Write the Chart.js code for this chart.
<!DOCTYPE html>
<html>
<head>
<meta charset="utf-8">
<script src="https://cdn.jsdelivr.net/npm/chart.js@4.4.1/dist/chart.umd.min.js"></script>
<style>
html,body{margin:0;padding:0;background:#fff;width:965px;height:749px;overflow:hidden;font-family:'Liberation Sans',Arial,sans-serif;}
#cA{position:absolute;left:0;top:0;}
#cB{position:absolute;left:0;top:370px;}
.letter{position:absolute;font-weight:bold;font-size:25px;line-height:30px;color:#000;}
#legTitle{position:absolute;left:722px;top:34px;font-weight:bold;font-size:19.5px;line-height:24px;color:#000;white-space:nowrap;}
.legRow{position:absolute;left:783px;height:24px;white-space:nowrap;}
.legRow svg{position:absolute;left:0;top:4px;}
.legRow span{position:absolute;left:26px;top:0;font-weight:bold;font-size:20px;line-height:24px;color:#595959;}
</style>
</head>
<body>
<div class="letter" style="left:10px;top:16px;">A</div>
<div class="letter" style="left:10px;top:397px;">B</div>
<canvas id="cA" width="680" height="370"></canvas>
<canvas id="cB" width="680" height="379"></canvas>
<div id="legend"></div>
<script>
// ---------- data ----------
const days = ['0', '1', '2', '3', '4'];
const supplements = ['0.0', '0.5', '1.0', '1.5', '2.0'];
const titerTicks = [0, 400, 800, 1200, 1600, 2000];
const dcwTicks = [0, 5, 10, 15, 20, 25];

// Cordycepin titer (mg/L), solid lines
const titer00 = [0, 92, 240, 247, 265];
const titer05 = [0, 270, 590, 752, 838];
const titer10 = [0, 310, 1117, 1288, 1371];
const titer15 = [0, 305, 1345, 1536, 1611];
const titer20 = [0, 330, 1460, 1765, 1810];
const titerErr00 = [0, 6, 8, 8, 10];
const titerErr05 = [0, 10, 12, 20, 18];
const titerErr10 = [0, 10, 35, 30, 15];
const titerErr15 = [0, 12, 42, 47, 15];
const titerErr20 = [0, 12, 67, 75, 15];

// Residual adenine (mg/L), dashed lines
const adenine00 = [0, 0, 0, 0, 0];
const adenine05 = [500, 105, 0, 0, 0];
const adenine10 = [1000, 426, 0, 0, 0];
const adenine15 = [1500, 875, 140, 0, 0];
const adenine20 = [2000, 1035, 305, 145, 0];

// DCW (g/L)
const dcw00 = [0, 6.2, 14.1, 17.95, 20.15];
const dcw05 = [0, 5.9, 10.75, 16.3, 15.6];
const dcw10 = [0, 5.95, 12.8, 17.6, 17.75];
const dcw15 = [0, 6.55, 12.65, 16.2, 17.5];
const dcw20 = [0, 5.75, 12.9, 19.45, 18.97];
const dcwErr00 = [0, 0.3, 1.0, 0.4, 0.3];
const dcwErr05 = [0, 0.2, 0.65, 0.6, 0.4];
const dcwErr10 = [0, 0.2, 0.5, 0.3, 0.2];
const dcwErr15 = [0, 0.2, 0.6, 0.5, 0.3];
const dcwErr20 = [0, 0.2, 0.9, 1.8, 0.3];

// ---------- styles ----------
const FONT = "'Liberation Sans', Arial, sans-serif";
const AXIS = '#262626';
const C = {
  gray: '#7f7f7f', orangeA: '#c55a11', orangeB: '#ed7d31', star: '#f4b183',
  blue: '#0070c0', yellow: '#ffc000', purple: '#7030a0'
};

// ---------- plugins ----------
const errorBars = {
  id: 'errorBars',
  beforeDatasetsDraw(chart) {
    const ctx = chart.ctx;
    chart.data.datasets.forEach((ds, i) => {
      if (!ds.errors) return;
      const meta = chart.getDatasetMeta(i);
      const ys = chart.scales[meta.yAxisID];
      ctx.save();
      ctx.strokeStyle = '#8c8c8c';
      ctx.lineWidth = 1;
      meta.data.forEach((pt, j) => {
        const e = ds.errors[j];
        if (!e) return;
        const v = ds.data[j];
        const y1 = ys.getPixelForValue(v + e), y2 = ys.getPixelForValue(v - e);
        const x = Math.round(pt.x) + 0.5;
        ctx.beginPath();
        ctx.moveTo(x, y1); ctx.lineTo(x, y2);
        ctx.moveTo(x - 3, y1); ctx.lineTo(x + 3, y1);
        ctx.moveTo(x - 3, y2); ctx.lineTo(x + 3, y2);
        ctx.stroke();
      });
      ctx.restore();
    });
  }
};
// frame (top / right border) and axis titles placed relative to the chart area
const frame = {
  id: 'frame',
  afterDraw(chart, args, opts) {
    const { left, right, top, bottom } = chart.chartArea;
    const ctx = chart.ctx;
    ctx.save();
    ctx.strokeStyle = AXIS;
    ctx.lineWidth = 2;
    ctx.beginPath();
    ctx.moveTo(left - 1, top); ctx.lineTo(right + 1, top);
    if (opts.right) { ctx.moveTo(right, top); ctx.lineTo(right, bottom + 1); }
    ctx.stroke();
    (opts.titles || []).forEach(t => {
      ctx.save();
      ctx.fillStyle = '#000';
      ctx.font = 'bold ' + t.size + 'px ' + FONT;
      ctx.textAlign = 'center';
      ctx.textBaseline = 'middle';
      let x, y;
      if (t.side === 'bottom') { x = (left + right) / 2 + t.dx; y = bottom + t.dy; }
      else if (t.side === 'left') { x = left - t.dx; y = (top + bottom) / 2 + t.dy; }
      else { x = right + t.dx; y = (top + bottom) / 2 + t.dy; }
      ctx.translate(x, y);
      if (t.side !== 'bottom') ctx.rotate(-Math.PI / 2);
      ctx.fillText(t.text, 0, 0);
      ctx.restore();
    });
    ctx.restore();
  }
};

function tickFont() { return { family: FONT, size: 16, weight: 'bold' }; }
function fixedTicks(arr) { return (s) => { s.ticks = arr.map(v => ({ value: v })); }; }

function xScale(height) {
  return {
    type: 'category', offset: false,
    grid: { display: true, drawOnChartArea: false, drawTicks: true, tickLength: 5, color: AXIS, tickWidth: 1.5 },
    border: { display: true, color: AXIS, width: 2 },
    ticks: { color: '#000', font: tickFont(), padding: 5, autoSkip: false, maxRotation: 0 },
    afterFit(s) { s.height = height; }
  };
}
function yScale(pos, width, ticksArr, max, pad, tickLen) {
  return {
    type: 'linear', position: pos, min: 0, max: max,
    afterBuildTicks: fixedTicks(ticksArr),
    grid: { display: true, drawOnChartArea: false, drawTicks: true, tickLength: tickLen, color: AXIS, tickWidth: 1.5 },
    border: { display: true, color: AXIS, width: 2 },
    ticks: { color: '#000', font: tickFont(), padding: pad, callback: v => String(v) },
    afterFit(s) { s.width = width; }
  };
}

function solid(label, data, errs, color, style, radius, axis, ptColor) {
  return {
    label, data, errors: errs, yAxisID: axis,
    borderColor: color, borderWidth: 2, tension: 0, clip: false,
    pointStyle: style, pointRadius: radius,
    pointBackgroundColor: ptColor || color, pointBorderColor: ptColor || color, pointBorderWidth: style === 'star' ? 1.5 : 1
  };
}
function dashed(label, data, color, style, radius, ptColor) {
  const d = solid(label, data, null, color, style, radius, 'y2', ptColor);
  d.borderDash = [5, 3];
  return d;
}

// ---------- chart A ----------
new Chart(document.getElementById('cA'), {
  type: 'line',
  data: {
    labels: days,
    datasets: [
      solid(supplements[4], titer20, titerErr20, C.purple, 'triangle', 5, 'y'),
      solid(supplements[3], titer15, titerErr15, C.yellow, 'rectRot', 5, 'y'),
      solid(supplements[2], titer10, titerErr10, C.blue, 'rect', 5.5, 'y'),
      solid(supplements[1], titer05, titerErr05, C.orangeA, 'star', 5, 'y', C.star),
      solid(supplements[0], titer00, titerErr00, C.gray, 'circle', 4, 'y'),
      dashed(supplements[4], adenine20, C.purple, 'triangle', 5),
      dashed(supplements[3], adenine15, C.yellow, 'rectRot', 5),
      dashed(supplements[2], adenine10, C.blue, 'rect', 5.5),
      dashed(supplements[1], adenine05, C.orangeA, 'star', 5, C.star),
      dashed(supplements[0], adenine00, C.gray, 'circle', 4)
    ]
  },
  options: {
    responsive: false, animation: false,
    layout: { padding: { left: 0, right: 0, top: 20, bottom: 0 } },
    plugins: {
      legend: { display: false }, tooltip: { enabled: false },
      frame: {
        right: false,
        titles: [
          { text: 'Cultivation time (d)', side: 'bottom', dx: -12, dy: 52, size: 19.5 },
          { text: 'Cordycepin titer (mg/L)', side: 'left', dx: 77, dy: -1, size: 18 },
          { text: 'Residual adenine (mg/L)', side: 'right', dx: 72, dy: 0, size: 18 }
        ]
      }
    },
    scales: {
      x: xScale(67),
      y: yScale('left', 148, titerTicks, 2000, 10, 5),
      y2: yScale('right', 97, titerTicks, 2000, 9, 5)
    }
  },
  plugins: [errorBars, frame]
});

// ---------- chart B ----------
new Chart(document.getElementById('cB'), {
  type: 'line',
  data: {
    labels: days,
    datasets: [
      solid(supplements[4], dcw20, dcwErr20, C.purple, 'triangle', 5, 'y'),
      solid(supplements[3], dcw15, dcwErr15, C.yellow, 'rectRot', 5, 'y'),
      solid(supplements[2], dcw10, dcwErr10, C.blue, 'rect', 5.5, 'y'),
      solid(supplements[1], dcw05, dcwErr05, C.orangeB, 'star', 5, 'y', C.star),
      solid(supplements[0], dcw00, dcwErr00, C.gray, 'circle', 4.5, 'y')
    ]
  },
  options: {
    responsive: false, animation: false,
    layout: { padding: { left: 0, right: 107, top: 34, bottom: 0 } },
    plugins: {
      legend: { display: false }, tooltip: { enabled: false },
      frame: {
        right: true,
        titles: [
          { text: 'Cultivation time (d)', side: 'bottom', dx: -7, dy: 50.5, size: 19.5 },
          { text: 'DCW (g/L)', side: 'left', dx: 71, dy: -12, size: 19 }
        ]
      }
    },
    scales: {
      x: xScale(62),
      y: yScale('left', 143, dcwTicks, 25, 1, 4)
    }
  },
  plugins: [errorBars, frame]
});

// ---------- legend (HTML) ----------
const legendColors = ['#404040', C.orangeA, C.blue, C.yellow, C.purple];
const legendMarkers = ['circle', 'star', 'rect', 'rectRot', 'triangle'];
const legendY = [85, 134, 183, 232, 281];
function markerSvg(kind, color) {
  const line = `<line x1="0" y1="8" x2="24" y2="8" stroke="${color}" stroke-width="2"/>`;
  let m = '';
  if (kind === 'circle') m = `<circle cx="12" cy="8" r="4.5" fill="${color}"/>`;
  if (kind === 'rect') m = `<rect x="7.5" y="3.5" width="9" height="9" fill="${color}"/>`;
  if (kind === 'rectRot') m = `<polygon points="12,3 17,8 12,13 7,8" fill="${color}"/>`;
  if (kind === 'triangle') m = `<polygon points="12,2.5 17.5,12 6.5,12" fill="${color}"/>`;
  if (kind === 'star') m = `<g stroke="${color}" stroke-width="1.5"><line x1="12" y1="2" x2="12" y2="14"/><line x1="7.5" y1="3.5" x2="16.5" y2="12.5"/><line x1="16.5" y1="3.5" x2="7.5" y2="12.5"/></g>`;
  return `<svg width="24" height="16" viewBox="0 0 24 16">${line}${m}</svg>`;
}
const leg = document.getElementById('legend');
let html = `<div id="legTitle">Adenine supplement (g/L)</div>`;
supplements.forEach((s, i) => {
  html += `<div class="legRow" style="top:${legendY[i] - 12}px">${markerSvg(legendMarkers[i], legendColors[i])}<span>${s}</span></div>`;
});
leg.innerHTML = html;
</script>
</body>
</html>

—————

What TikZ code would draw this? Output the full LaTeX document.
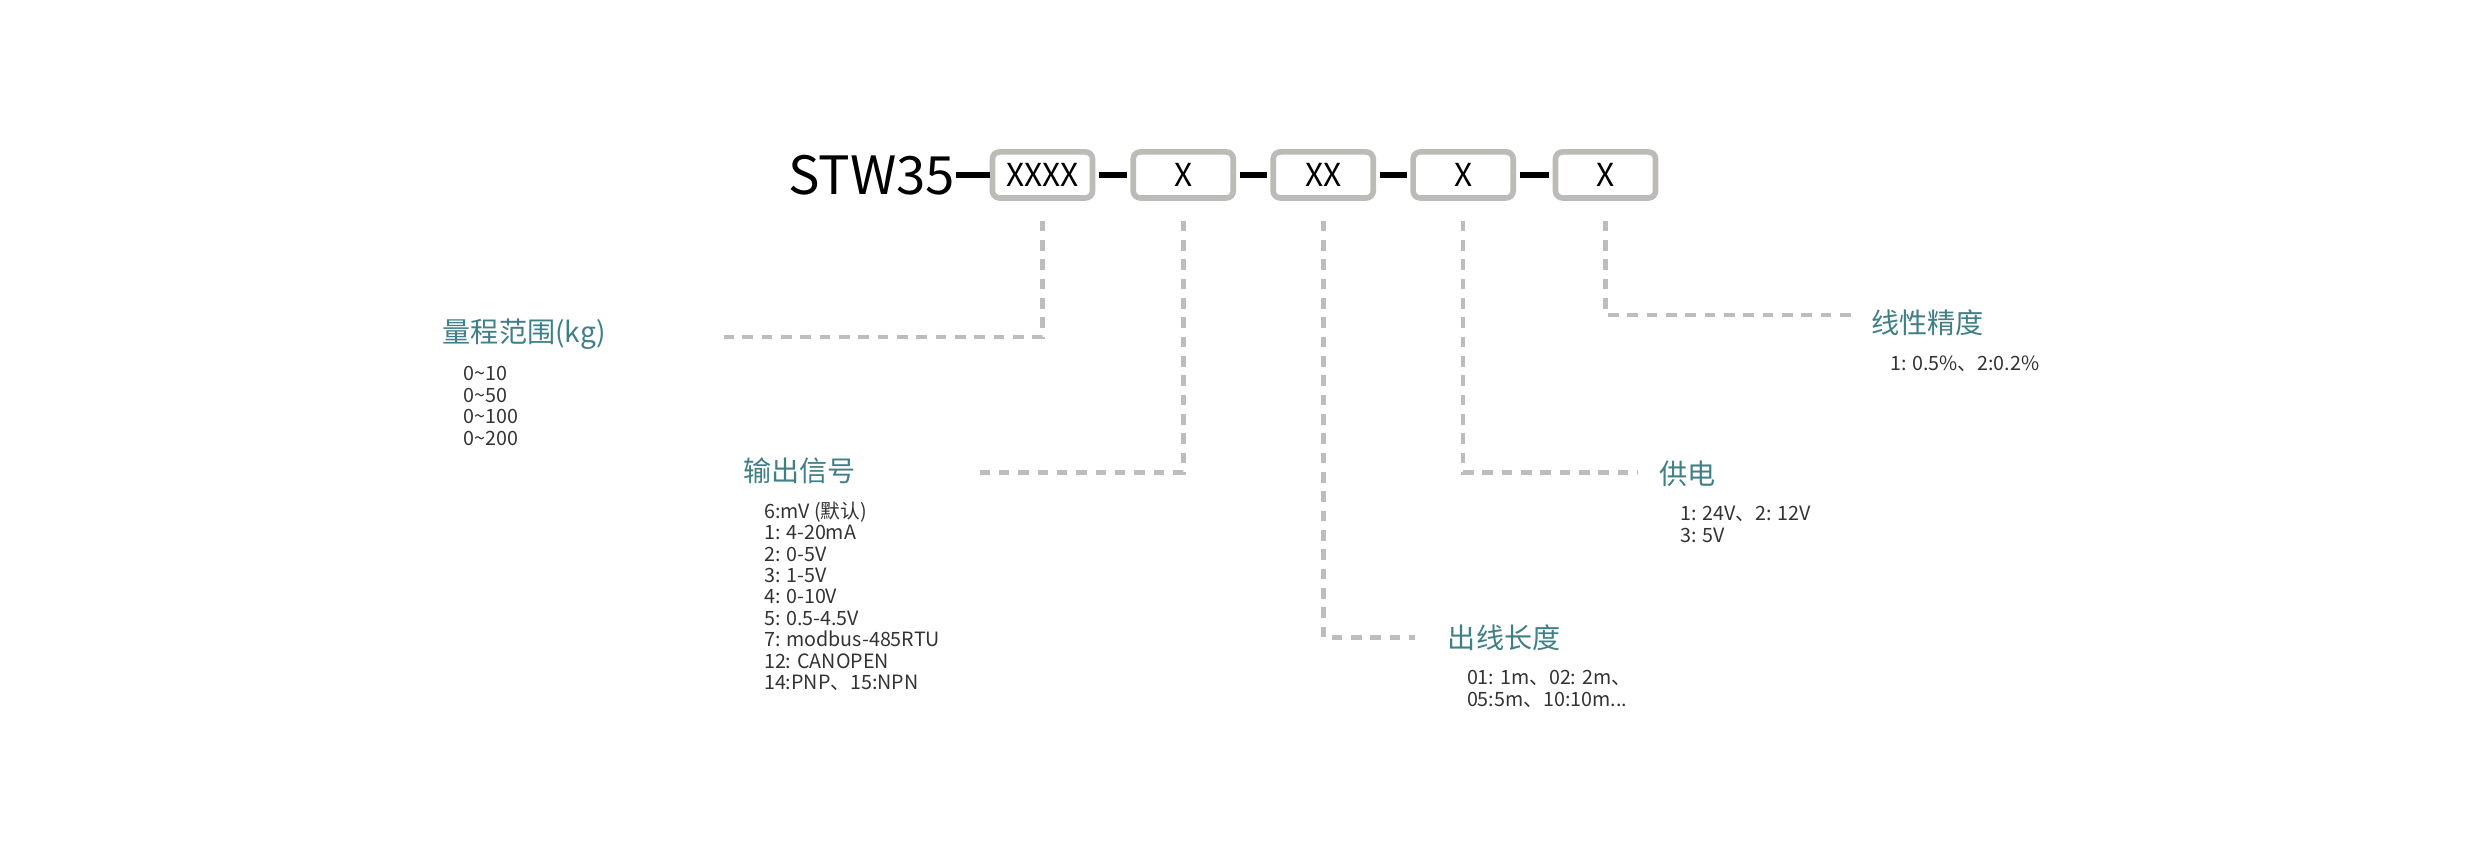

—————

» **PROBLEM DETAILS**: Work out how many lines in the records above contain the word "document", and give only that number.

» **FULL SOLUTION**: 4